Cela ne peut se faire qu’en lançant des projets économiques entre gouvernements ainsi que des activités sociales entre les peuples pour créer une relation de confiance. Il est donc essentiel d’instaurer une période de transition pour apaiser la discorde entre les Palestiniens ainsi que les relations avec Israël.

En aucun cas, l’actuel gouvernement israélien de droite, dirigé par Benyamin Nétanyahou, ne cherchera ni ne s’engagera à trouver une solution à deux États. L’enjeu est donc d’engager Israël dans un processus de réconciliation, pour que les Palestiniens puissent renforcer le pouvoir des partis d’opposition israéliens, qui seront alors en mesure de plaider en faveur d’une paix fondée sur une solution à deux États.

Malgré l’occupation déplorable de la Cisjordanie et le blocus de Gaza, les Palestiniens n’ont fait qu’ébranler leur cause légitime en refusant d’examiner leurs propres lacunes, préférant reprocher tous les déboires de leur peuple à l’État israélien.
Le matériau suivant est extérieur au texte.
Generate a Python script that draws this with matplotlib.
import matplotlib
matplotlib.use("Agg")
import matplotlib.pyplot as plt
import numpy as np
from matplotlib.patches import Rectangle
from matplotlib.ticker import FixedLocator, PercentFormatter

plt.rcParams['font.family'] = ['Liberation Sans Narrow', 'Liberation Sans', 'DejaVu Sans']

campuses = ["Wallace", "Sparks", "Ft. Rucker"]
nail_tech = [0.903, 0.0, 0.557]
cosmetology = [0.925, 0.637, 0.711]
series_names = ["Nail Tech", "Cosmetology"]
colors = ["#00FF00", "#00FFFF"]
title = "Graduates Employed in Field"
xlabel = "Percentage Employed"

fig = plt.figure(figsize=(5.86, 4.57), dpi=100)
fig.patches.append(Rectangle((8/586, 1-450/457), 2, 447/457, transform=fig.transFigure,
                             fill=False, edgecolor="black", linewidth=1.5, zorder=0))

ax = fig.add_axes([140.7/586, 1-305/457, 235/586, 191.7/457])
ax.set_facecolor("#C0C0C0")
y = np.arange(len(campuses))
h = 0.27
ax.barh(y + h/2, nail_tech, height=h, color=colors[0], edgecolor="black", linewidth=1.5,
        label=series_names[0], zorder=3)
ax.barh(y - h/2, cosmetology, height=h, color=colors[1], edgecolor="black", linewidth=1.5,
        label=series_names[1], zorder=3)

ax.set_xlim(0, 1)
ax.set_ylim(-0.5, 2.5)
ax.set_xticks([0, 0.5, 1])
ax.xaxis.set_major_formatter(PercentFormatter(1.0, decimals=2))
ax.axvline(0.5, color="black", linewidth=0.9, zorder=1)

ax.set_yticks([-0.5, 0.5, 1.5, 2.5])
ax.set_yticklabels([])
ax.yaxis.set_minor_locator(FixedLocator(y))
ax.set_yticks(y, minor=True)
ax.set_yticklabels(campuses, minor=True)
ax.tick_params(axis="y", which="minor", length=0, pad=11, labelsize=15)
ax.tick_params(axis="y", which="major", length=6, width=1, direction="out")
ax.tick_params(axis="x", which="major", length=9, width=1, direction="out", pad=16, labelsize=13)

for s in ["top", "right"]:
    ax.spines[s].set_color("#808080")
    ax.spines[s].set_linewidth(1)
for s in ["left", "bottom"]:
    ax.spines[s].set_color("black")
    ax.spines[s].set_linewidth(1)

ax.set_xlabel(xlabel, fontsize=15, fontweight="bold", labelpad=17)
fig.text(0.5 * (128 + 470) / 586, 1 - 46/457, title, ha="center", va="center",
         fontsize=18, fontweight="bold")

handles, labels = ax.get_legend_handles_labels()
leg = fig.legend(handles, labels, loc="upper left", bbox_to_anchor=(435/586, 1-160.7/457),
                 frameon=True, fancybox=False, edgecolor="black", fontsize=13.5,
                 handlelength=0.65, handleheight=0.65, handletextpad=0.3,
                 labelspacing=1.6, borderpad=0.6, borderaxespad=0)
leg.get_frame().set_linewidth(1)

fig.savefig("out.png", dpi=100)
L’AP et le Hamas doivent désormais accorder leurs violons, abandonner leurs vieux discours fatigués, cesser leurs incitations à la haine et leur extrémisme violent à l’encontre d’Israël et présenter un scénario de paix plausible basé sur l’IPA.

Il s’agit là d’un défi de taille. Compte tenu des différences idéologiques marquées entre l’AP et le Hamas, ainsi que leurs approches opposées pour résoudre le conflit israélo-palestinien et leur rivalité pour le pouvoir, les chances de réussite ne sont pas prometteuses, à moins de résoudre ces trois grands problèmes politiques de front.

S’ils ne s’attaquent pas à ces défis, les efforts de réconciliation entre l’AP et le Hamas ne seront ni plus ni moins qu’un jeu de poker dans lequel les deux camps essayeront de se montrer plus malins ou de tromper carrément l’autre. Il est temps pour les dirigeants de l’AP et du Hamas de tirer leur épingle du jeu.